• [Dataset excerpt]
____

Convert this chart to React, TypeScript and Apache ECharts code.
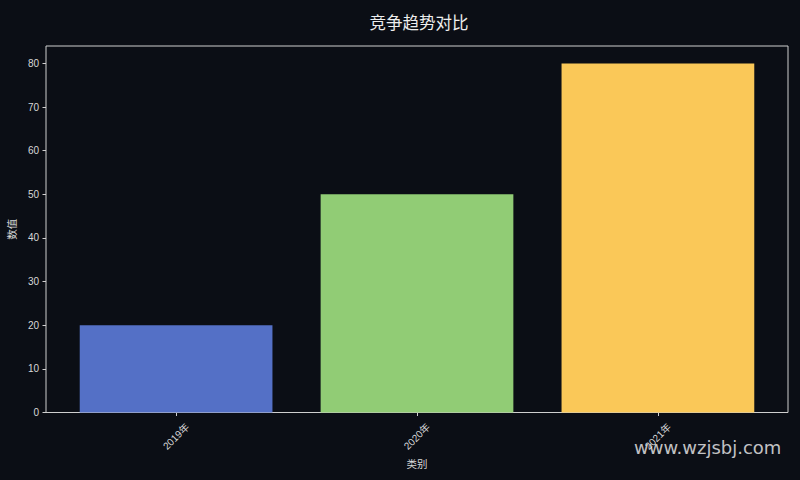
import React, { useEffect, useRef } from "react";
import * as echarts from "echarts";

const categories = ["2019年", "2020年", "2021年"];
const values = [20, 50, 80];
const barColors = ["#5470c6", "#91cc75", "#fac858"];
const yTicks = [0, 10, 20, 30, 40, 50, 60, 70, 80];
const xTicks = [0, 1, 2];

const FONT = "'Liberation Sans', 'Noto Sans CJK SC', sans-serif";
const CJK = "'Noto Sans CJK SC', sans-serif";

export default function App() {
  const ref = useRef<HTMLDivElement>(null);
  useEffect(() => {
    if (!ref.current) return;
    const chart = echarts.init(ref.current, null, { renderer: "svg" });
    chart.setOption({
      animation: false,
      backgroundColor: "#0b0e15",
      title: {
        text: "竞争趋势对比",
        left: 414,
        textAlign: "center",
        top: 9,
        textStyle: { color: "#eeeeee", fontSize: 16.5, fontWeight: "normal", fontFamily: CJK },
      },
      grid: {
        left: 46,
        right: 12,
        top: 46,
        bottom: 67.5,
        containLabel: false,
        outerBoundsMode: "none",
        show: true,
        borderColor: "#cfcfcf",
        borderWidth: 1,
        backgroundColor: "transparent",
      },
      xAxis: {
        type: "value",
        min: -0.54,
        max: 2.54,
        splitLine: { show: false },
        axisLine: { show: false, onZero: false },
        axisTick: {
          show: true,
          customValues: xTicks,
          length: 3.5,
          lineStyle: { color: "#cfcfcf" },
        },
        axisLabel: {
          customValues: xTicks,
          formatter: (v: number) => categories[Math.round(v)] ?? "",
          rotate: 45,
          align: "center",
          verticalAlign: "middle",
          margin: 24,
          color: "#d8d8d8",
          fontSize: 10,
          fontFamily: FONT,
        },
        name: "类别",
        nameLocation: "middle",
        nameGap: 45,
        nameTextStyle: { color: "#d8d8d8", fontSize: 10.5, fontFamily: CJK },
      },
      yAxis: {
        type: "value",
        min: 0,
        max: 84,
        interval: 10,
        splitLine: { show: false },
        axisLine: { show: false, onZero: false },
        axisTick: {
          show: true,
          customValues: yTicks,
          length: 3.5,
          lineStyle: { color: "#cfcfcf" },
        },
        axisLabel: {
          customValues: yTicks,
          margin: 7,
          color: "#d8d8d8",
          fontSize: 10,
          fontFamily: FONT,
        },
        name: "数值",
        nameLocation: "middle",
        nameGap: 27,
        nameTextStyle: { color: "#d8d8d8", fontSize: 10.5, fontFamily: CJK },
      },
      series: [
        {
          type: "bar",
          barWidth: "80%",
          data: values.map((v, i) => ({
            value: [i, v],
            itemStyle: { color: barColors[i] },
          })),
        },
      ],
      graphic: [
        {
          type: "text",
          left: 634,
          top: 438,
          z: 100,
          style: {
            text: "www.wzjsbj.com",
            fill: "rgba(255,255,255,0.75)",
            fontSize: 18,
            fontFamily: "'DejaVu Sans', sans-serif",
          },
        },
      ],
    });
    return () => chart.dispose();
  }, []);
  return (
    <div
      ref={ref}
      style={{ position: "fixed", left: 0, top: 0, width: 800, height: 480 }}
    />
  );
}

____

• [Task details] Extract the lines exactly, please: the first line of the listing, the line with "const xTicks = [0, 1, 2];", and every line between them, but no pictures.

• [Expected output]
Convert this chart to React, TypeScript and Apache ECharts code.
import React, { useEffect, useRef } from "react";
import * as echarts from "echarts";

const categories = ["2019年", "2020年", "2021年"];
const values = [20, 50, 80];
const barColors = ["#5470c6", "#91cc75", "#fac858"];
const yTicks = [0, 10, 20, 30, 40, 50, 60, 70, 80];
const xTicks = [0, 1, 2];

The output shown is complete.